Accord de Nagoya  : historique ou survendu  ?

dimanche 16 janvier 2011.
 

Signé entre 193 pays, dans la nuit de vendredi à samedi, l’accord sur la diversité biologique a eu vite fait d’être vu comme une fenêtre ouverte sur une nouvelle ère. Un peu trop vite ?

Pour que la chose soit claire, on l’a écrite cinq fois dans le communiqué officiel  : l’accord sur la préservation de la diversité biologique signé à l’ONU a quelque chose à voir avec l’histoire. Celle-ci « se souviendra que c’est ici, à Nagoya, qu’une nouvelle ère en harmonie est née », insiste Ahmed Djoghlaf, secrétaire exécutif de la convention pour la diversité biologique (CDB). Ou encore  : « Si Kyoto est entrée dans l’histoire comme la ville ayant vu la naissance de l’accord sur le climat, on se souviendra de Nagoya comme de la ville ayant vu naître l’accord sur la biodiversité. » Un accord qualifié d’« historique » –forcément–, adjectif repris en boucle par les commentaires qui ont suivi l’annonce des 20 objectifs pour 2020 actés à Nagoya. Quels sont-ils  ? Freiner l’érosion de la biodiversité, voire la stopper là où cela sera possible. Pour ce faire, la CDB mise sur la conservation d’espaces naturels. Les zones terrestres protégées (inclus fleuves et lacs) passeraient ainsi de 13 % actuellement à 17 % d’ici à 2020. Les zones maritimes passeraient quant à elles de 1 % à 10 %. De façon générale, les 193 parties se sont engagées à réduire la pression exercée sur les ressources, et plus singulièrement sur les stocks de poissons, qui « devront être gérés durablement ». Enfin, le fameux protocole sur l’accès et le partage des ressources génétiques (APA) a été ratifié, lequel fixe les règles de répartition des bénéfices réalisés par les industries pharmaceutiques ou encore cosmétiques.
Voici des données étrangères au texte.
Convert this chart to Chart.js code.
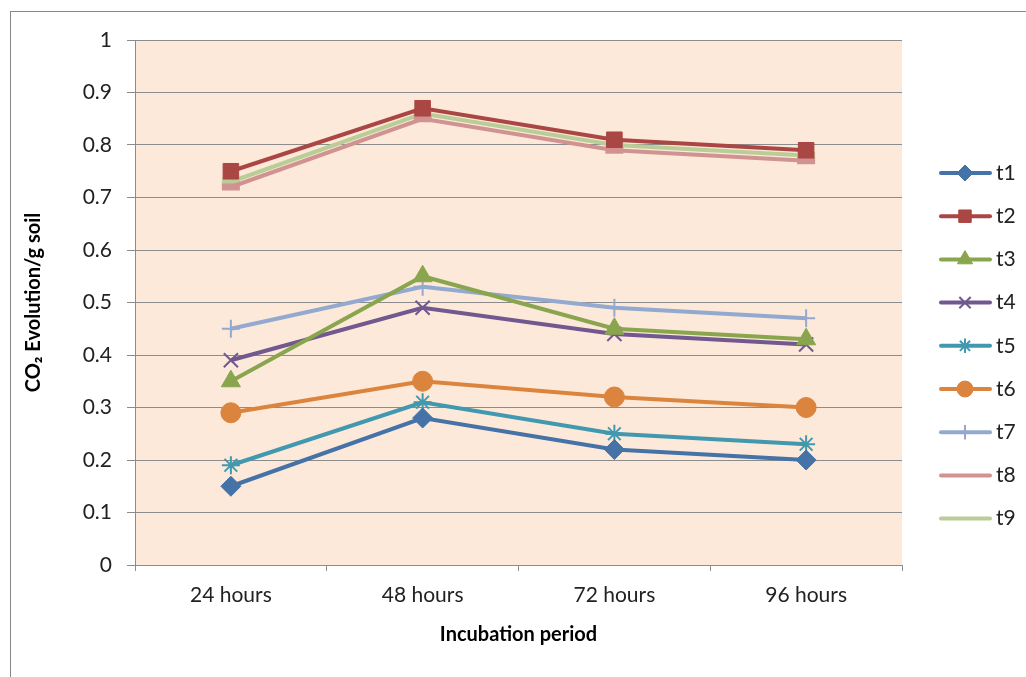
<!DOCTYPE html>
<html>
<head>
<meta charset="utf-8">
<script src="https://cdn.jsdelivr.net/npm/chart.js@4.4.1/dist/chart.umd.min.js"></script>
<style>
  html, body { margin: 0; padding: 0; background: #ffffff; }
  #wrap { position: relative; width: 1026px; height: 677px; }
</style>
</head>
<body>
<div id="wrap"><canvas id="chartCanvas"></canvas></div>
<script>
// categories and series
const periods = ["24 hours", "48 hours", "72 hours", "96 hours"];
const t1 = [0.15, 0.28, 0.22, 0.20];
const t2 = [0.75, 0.87, 0.81, 0.79];
const t3 = [0.35, 0.55, 0.45, 0.43];
const t4 = [0.39, 0.49, 0.44, 0.42];
const t5 = [0.19, 0.31, 0.25, 0.23];
const t6 = [0.29, 0.35, 0.32, 0.30];
const t7 = [0.45, 0.53, 0.49, 0.47];
const t8 = [0.72, 0.85, 0.79, 0.77];
const t9 = [0.73, 0.86, 0.80, 0.78];

const FONT = "Lato";

function makeSet(label, data, color, style, radius, bw) {
    return {
        label: label,
        data: data,
        borderColor: color,
        backgroundColor: color,
        borderWidth: 4,
        pointStyle: style,
        pointRadius: radius,
        pointHoverRadius: radius,
        pointBorderWidth: bw,
        pointBorderColor: color,
        pointBackgroundColor: color,
        tension: 0
    };
}

const datasets = [
    makeSet("t1", t1, "#4572A7", "rectRot", 10, 1),
    makeSet("t2", t2, "#AA4643", "rect", 11, 1),
    makeSet("t3", t3, "#89A54E", "triangle", 11, 1),
    makeSet("t4", t4, "#71588F", "crossRot", 10, 2),
    makeSet("t5", t5, "#4198AF", "star", 9, 2),
    makeSet("t6", t6, "#DB843D", "circle", 10, 1),
    makeSet("t7", t7, "#93A9CF", "cross", 9, 2),
    makeSet("t8", t8, "#D19392", "line", 9, 7),
    makeSet("t9", t9, "#B9CD96", "line", 9, 7)
];

// peach plot background + outer frame
const backdrop = {
    id: "backdrop",
    beforeDraw(chart) {
        const ctx = chart.ctx;
        const a = chart.chartArea;
        ctx.save();
        ctx.fillStyle = "#FDE9D9";
        ctx.fillRect(a.left, a.top, a.right - a.left, a.bottom - a.top);
        ctx.strokeStyle = "#888888";
        ctx.lineWidth = 1;
        ctx.strokeRect(10.5, 11.5, 1100, 800);
        ctx.restore();
    }
};

// legend with line + marker like the office chart
const sideLegend = {
    id: "sideLegend",
    afterDraw(chart) {
        const ctx = chart.ctx;
        ctx.save();
        chart.data.datasets.forEach((ds, i) => {
            const y = 173 + i * 43.2;
            ctx.strokeStyle = ds.borderColor;
            ctx.lineWidth = 4;
            ctx.lineCap = "round";
            ctx.beginPath();
            ctx.moveTo(941, y);
            ctx.lineTo(990, y);
            ctx.stroke();
            ctx.lineCap = "butt";
            if (ds.pointStyle !== "line") {
                ctx.fillStyle = ds.borderColor;
                ctx.strokeStyle = ds.borderColor;
                ctx.lineWidth = ds.pointBorderWidth;
                Chart.helpers.drawPoint(ctx, {
                    pointStyle: ds.pointStyle,
                    rotation: 0,
                    radius: ds.pointRadius * 0.8,
                    borderWidth: ds.pointBorderWidth
                }, 965, y);
            }
            ctx.fillStyle = "#222222";
            ctx.font = "21px " + FONT;
            ctx.textAlign = "left";
            ctx.textBaseline = "middle";
            ctx.fillText(ds.label, 996, y);
        });
        ctx.restore();
    }
};

new Chart(document.getElementById("chartCanvas").getContext("2d"), {
    type: "line",
    data: {
        labels: periods,
        datasets: datasets
    },
    options: {
        responsive: true,
        maintainAspectRatio: false,
        animation: false,
        layout: {
            padding: { left: 0, top: 40, right: 124, bottom: 0 }
        },
        plugins: {
            legend: { display: false },
            tooltip: { enabled: false }
        },
        scales: {
            x: {
                offset: true,
                grid: {
                    offset: true,
                    drawOnChartArea: false,
                    drawTicks: true,
                    tickLength: 6,
                    color: "#8C8C8C"
                },
                border: { color: "#8C8C8C", width: 1 },
                ticks: {
                    color: "#222222",
                    font: { family: FONT, size: 21 },
                    padding: 12,
                    maxRotation: 0
                },
                title: {
                    display: true,
                    text: "Incubation period",
                    color: "#000000",
                    font: { family: FONT, size: 20, weight: "bold" },
                    padding: { top: 0, bottom: 30 }
                },
                afterFit(scale) { scale.height = 112; }
            },
            y: {
                min: 0,
                max: 1,
                ticks: {
                    stepSize: 0.1,
                    color: "#222222",
                    font: { family: FONT, size: 21 },
                    padding: 15,
                    callback: (v) => String(Math.round(v * 10) / 10)
                },
                grid: {
                    color: "#8C8C8C",
                    lineWidth: 1,
                    drawTicks: true,
                    tickLength: 8
                },
                border: { color: "#8C8C8C", width: 1 },
                title: {
                    display: true,
                    text: "CO₂ Evolution/g soil",
                    color: "#000000",
                    font: { family: FONT, size: 20, weight: "bold" },
                    padding: { top: 22, bottom: 0 }
                },
                afterFit(scale) { scale.width = 135; }
            }
        }
    },
    plugins: [backdrop, sideLegend]
});
</script>
</body>
</html>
Encourageant, mais l’euphorie mérite d’être modulée. Grimé en jeune premier, l’accord de Nagoya n’a rien d’inédit. En 2002, la CDB s’était engagée à freiner, voire à stopper en Occident, l’érosion de la biodiversité avant 2010. Le résultat est celui que l’on connaît et rien ne laisse penser qu’il en sera autrement au cours de la prochaine décennie, estiment plusieurs observateurs. Non contraignant, le plan n’engage que les paroles. Sa logique et les instruments de sa mise en œuvre, surtout, sont à double tranchant. « Le principe de conservation porté dessine un monde bipolaire sous tension », analyse Sylvain Angerand, chargé de mission aux Amis de la Terre. « L’idée de mettre sous cloche quelques lambeaux de biodiversité induit que l’essentiel des ressources peut continuer d’être surexploité, alerte-t-il. Au-delà des mots, on est très loin de remettre en cause les modes de production intensifs ou de reconnaître le droit à tous, partout, d’accéder aux ressources. »

Fortement espéré, l’APA traîne lui aussi un arrière-goût d’inachevé. « C’est à la fois une véritable avancée, quand il donne enfin une définition à la biopiraterie, note un observateur. En revanche, il ne dit rien sur la propriété intellectuelle. Pour peu qu’il y ait accord, le brevet est légitimé moralement, facteur de monopole et forcément plus facile d’accès pour les sociétés occidentales que pour les peuples autochtones. » Les pays en développement, en outre, n’ont pas obtenu la rétroactivité revendiquée pour le versement des bénéfices.

Alors, historique… ou survendu, Nagoya  ? Le fait est que l’ONU a fort à jouer à défendre l’efficacité du processus multilatéral, qui veut que des pays parviennent à s’accorder à l’unanimité sur des objectifs communs. L’échec de Copenhague l’avait fortement affaibli, offrant une brèche de taille, dans le cadre des négociations sur le climat, aux pays les plus réfractaires à s’engager devant la communauté internationale. À deux mois de Cancun, Nagoya était une répétition générale qu’il ne fallait pas rater. Quitte à surjouer les textes quand leur prose sonne creux.